### Your objective:
All of the data that follows should be retyped exactly, please, except the pictures.

[start of Dataset excerpt]

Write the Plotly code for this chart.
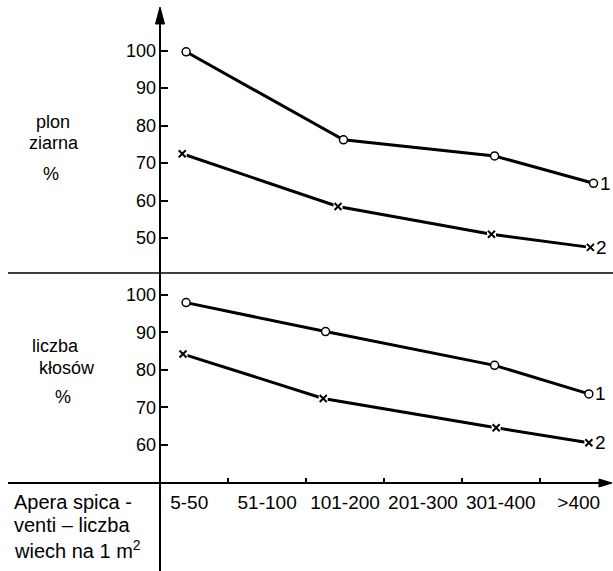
import plotly.graph_objects as go

# ---------------- data ----------------
categories = ["5-50", "51-100", "101-200", "201-300", "301-400", ">400"]
cat_pos = [0, 1, 2, 3, 4, 5]
bin_edges = [0.5, 1.5, 2.5, 3.5, 4.5]

# upper panel: plon ziarna %
yield_x1 = [-0.04, 1.98, 3.92, 5.19]
yield_s1 = [99.7, 76.2, 71.9, 64.6]
yield_x2 = [-0.09, 1.91, 3.88, 5.15]
yield_s2 = [72.5, 58.4, 51.0, 47.5]

# lower panel: liczba kłosów %
ears_x1 = [-0.04, 1.75, 3.92, 5.13]
ears_s1 = [97.9, 90.2, 81.2, 73.6]
ears_x2 = [-0.08, 1.72, 3.94, 5.13]
ears_s2 = [84.2, 72.4, 64.6, 60.6]

yield_ticks = [50, 60, 70, 80, 90, 100]
ears_ticks = [60, 70, 80, 90, 100]
series_names = ["1", "2"]

# ---------------- figure ----------------
W, H = 613, 571
FONT = "Liberation Sans, Arial, sans-serif"


def px(x):
    return x / W


def py(y):
    return 1 - y / H


fig = go.Figure()


def add_series(xs, ys, yref, kind, name):
    fig.add_trace(go.Scatter(x=xs, y=ys, xaxis="x", yaxis=yref, mode="lines",
                             line=dict(color="black", width=3), hoverinfo="skip"))
    if kind == "o":
        fig.add_trace(go.Scatter(x=xs, y=ys, xaxis="x", yaxis=yref, mode="markers",
                                 marker=dict(symbol="circle", size=8, color="white",
                                             line=dict(color="black", width=1.5))))
    else:
        fig.add_trace(go.Scatter(x=xs, y=ys, xaxis="x", yaxis=yref, mode="markers",
                                 marker=dict(symbol="square", size=9, color="white",
                                             line=dict(width=0))))
        fig.add_trace(go.Scatter(x=xs, y=ys, xaxis="x", yaxis=yref, mode="markers",
                                 marker=dict(symbol="x-thin", size=7, color="black",
                                             line=dict(color="black", width=2))))
    fig.add_annotation(x=xs[-1], y=ys[-1], xref="x", yref=yref, text=name,
                       showarrow=False, xanchor="left", yanchor="middle", xshift=4,
                       font=dict(size=19, family=FONT, color="black"))


add_series(yield_x1, yield_s1, "y", "o", series_names[0])
add_series(yield_x2, yield_s2, "y", "x", series_names[1])
add_series(ears_x1, ears_s1, "y2", "o", series_names[0])
add_series(ears_x2, ears_s2, "y2", "x", series_names[1])

yax_common = dict(anchor="free", position=px(160), side="left", ticks="inside",
                  ticklen=7, tickwidth=1.5, tickcolor="black", showline=False,
                  showgrid=False, zeroline=False, ticklabelstandoff=4,
                  tickfont=dict(size=18, family=FONT, color="black"))

fig.update_layout(
    width=W, height=H,
    margin=dict(l=0, r=0, t=0, b=0),
    paper_bgcolor="white", plot_bgcolor="white",
    showlegend=False,
    xaxis=dict(domain=[0, 1], range=[-2.429, 5.440], anchor="y2",
               tickmode="array", tickvals=cat_pos, ticktext=categories,
               ticks="", showline=False, showgrid=False, zeroline=False,
               ticklabelstandoff=6,
               tickfont=dict(size=19, family=FONT, color="black"),
               minor=dict(tickmode="array", tickvals=bin_edges, ticks="inside",
                          ticklen=5, tickwidth=1.5, tickcolor="black", showgrid=False)),
    yaxis=dict(domain=[py(273), 1], range=[40.66, 113.53], tickvals=yield_ticks,
               **yax_common),
    yaxis2=dict(domain=[py(483), py(273)], range=[49.89, 105.78], tickvals=ears_ticks,
                **yax_common),
)

# axis lines and arrows
shapes = [
    dict(type="line", xref="paper", yref="paper", x0=px(160), x1=px(160),
         y0=0, y1=py(20), line=dict(color="black", width=2)),
    dict(type="path", xref="paper", yref="paper",
         path=f"M {px(160)} {py(7)} L {px(155.5)} {py(24)} L {px(164.5)} {py(24)} Z",
         fillcolor="black", line=dict(color="black", width=1)),
    dict(type="line", xref="paper", yref="paper", x0=px(8), x1=1,
         y0=py(273), y1=py(273), line=dict(color="black", width=1.5)),
    dict(type="line", xref="paper", yref="paper", x0=px(8), x1=px(602),
         y0=py(483), y1=py(483), line=dict(color="black", width=2)),
    dict(type="path", xref="paper", yref="paper",
         path=f"M {px(612)} {py(483)} L {px(599)} {py(479)} L {px(599)} {py(487)} Z",
         fillcolor="black", line=dict(color="black", width=1)),
]
fig.update_layout(shapes=shapes)

# panel titles and x-axis description
texts = [
    ("plon", 53, 122, "center"),
    ("ziarna", 54, 143, "center"),
    ("%", 51, 174, "center"),
    ("liczba", 55, 346, "center"),
    ("kłosów", 67, 368, "center"),
    ("%", 63, 397, "center"),
]
for t, x, y, al in texts:
    fig.add_annotation(x=px(x), y=py(y), xref="paper", yref="paper", text=t,
                       showarrow=False, xanchor=al, yanchor="middle",
                       font=dict(size=18, family=FONT, color="black"))

desc = [("Apera spica -", 502), ("venti – liczba", 525), ("wiech na 1 m<sup>2</sup>", 549)]
for t, y in desc:
    fig.add_annotation(x=px(12), y=py(y), xref="paper", yref="paper", text=t,
                       showarrow=False, xanchor="left", yanchor="middle",
                       font=dict(size=20, family=FONT, color="black"))

fig.write_html("out.html",
               config={"displayModeBar": False},
               post_script="document.body.style.margin='0';document.body.style.overflow='hidden';")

[end of Dataset excerpt]

### The result:
Write the Plotly code for this chart.
import plotly.graph_objects as go

# ---------------- data ----------------
categories = ["5-50", "51-100", "101-200", "201-300", "301-400", ">400"]
cat_pos = [0, 1, 2, 3, 4, 5]
bin_edges = [0.5, 1.5, 2.5, 3.5, 4.5]

# upper panel: plon ziarna %
yield_x1 = [-0.04, 1.98, 3.92, 5.19]
yield_s1 = [99.7, 76.2, 71.9, 64.6]
yield_x2 = [-0.09, 1.91, 3.88, 5.15]
yield_s2 = [72.5, 58.4, 51.0, 47.5]

# lower panel: liczba kłosów %
ears_x1 = [-0.04, 1.75, 3.92, 5.13]
ears_s1 = [97.9, 90.2, 81.2, 73.6]
ears_x2 = [-0.08, 1.72, 3.94, 5.13]
ears_s2 = [84.2, 72.4, 64.6, 60.6]

yield_ticks = [50, 60, 70, 80, 90, 100]
ears_ticks = [60, 70, 80, 90, 100]
series_names = ["1", "2"]

# ---------------- figure ----------------
W, H = 613, 571
FONT = "Liberation Sans, Arial, sans-serif"


def px(x):
    return x / W


def py(y):
    return 1 - y / H


fig = go.Figure()


def add_series(xs, ys, yref, kind, name):
    fig.add_trace(go.Scatter(x=xs, y=ys, xaxis="x", yaxis=yref, mode="lines",
                             line=dict(color="black", width=3), hoverinfo="skip"))
    if kind == "o":
        fig.add_trace(go.Scatter(x=xs, y=ys, xaxis="x", yaxis=yref, mode="markers",
                                 marker=dict(symbol="circle", size=8, color="white",
                                             line=dict(color="black", width=1.5))))
    else:
        fig.add_trace(go.Scatter(x=xs, y=ys, xaxis="x", yaxis=yref, mode="markers",
                                 marker=dict(symbol="square", size=9, color="white",
                                             line=dict(width=0))))
        fig.add_trace(go.Scatter(x=xs, y=ys, xaxis="x", yaxis=yref, mode="markers",
                                 marker=dict(symbol="x-thin", size=7, color="black",
                                             line=dict(color="black", width=2))))
    fig.add_annotation(x=xs[-1], y=ys[-1], xref="x", yref=yref, text=name,
                       showarrow=False, xanchor="left", yanchor="middle", xshift=4,
                       font=dict(size=19, family=FONT, color="black"))


add_series(yield_x1, yield_s1, "y", "o", series_names[0])
add_series(yield_x2, yield_s2, "y", "x", series_names[1])
add_series(ears_x1, ears_s1, "y2", "o", series_names[0])
add_series(ears_x2, ears_s2, "y2", "x", series_names[1])

yax_common = dict(anchor="free", position=px(160), side="left", ticks="inside",
                  ticklen=7, tickwidth=1.5, tickcolor="black", showline=False,
                  showgrid=False, zeroline=False, ticklabelstandoff=4,
                  tickfont=dict(size=18, family=FONT, color="black"))

fig.update_layout(
    width=W, height=H,
    margin=dict(l=0, r=0, t=0, b=0),
    paper_bgcolor="white", plot_bgcolor="white",
    showlegend=False,
    xaxis=dict(domain=[0, 1], range=[-2.429, 5.440], anchor="y2",
               tickmode="array", tickvals=cat_pos, ticktext=categories,
               ticks="", showline=False, showgrid=False, zeroline=False,
               ticklabelstandoff=6,
               tickfont=dict(size=19, family=FONT, color="black"),
               minor=dict(tickmode="array", tickvals=bin_edges, ticks="inside",
                          ticklen=5, tickwidth=1.5, tickcolor="black", showgrid=False)),
    yaxis=dict(domain=[py(273), 1], range=[40.66, 113.53], tickvals=yield_ticks,
               **yax_common),
    yaxis2=dict(domain=[py(483), py(273)], range=[49.89, 105.78], tickvals=ears_ticks,
                **yax_common),
)

# axis lines and arrows
shapes = [
    dict(type="line", xref="paper", yref="paper", x0=px(160), x1=px(160),
         y0=0, y1=py(20), line=dict(color="black", width=2)),
    dict(type="path", xref="paper", yref="paper",
         path=f"M {px(160)} {py(7)} L {px(155.5)} {py(24)} L {px(164.5)} {py(24)} Z",
         fillcolor="black", line=dict(color="black", width=1)),
    dict(type="line", xref="paper", yref="paper", x0=px(8), x1=1,
         y0=py(273), y1=py(273), line=dict(color="black", width=1.5)),
    dict(type="line", xref="paper", yref="paper", x0=px(8), x1=px(602),
         y0=py(483), y1=py(483), line=dict(color="black", width=2)),
    dict(type="path", xref="paper", yref="paper",
         path=f"M {px(612)} {py(483)} L {px(599)} {py(479)} L {px(599)} {py(487)} Z",
         fillcolor="black", line=dict(color="black", width=1)),
]
fig.update_layout(shapes=shapes)

# panel titles and x-axis description
texts = [
    ("plon", 53, 122, "center"),
    ("ziarna", 54, 143, "center"),
    ("%", 51, 174, "center"),
    ("liczba", 55, 346, "center"),
    ("kłosów", 67, 368, "center"),
    ("%", 63, 397, "center"),
]
for t, x, y, al in texts:
    fig.add_annotation(x=px(x), y=py(y), xref="paper", yref="paper", text=t,
                       showarrow=False, xanchor=al, yanchor="middle",
                       font=dict(size=18, family=FONT, color="black"))

desc = [("Apera spica -", 502), ("venti – liczba", 525), ("wiech na 1 m<sup>2</sup>", 549)]
for t, y in desc:
    fig.add_annotation(x=px(12), y=py(y), xref="paper", yref="paper", text=t,
                       showarrow=False, xanchor="left", yanchor="middle",
                       font=dict(size=20, family=FONT, color="black"))

fig.write_html("out.html",
               config={"displayModeBar": False},
               post_script="document.body.style.margin='0';document.body.style.overflow='hidden';")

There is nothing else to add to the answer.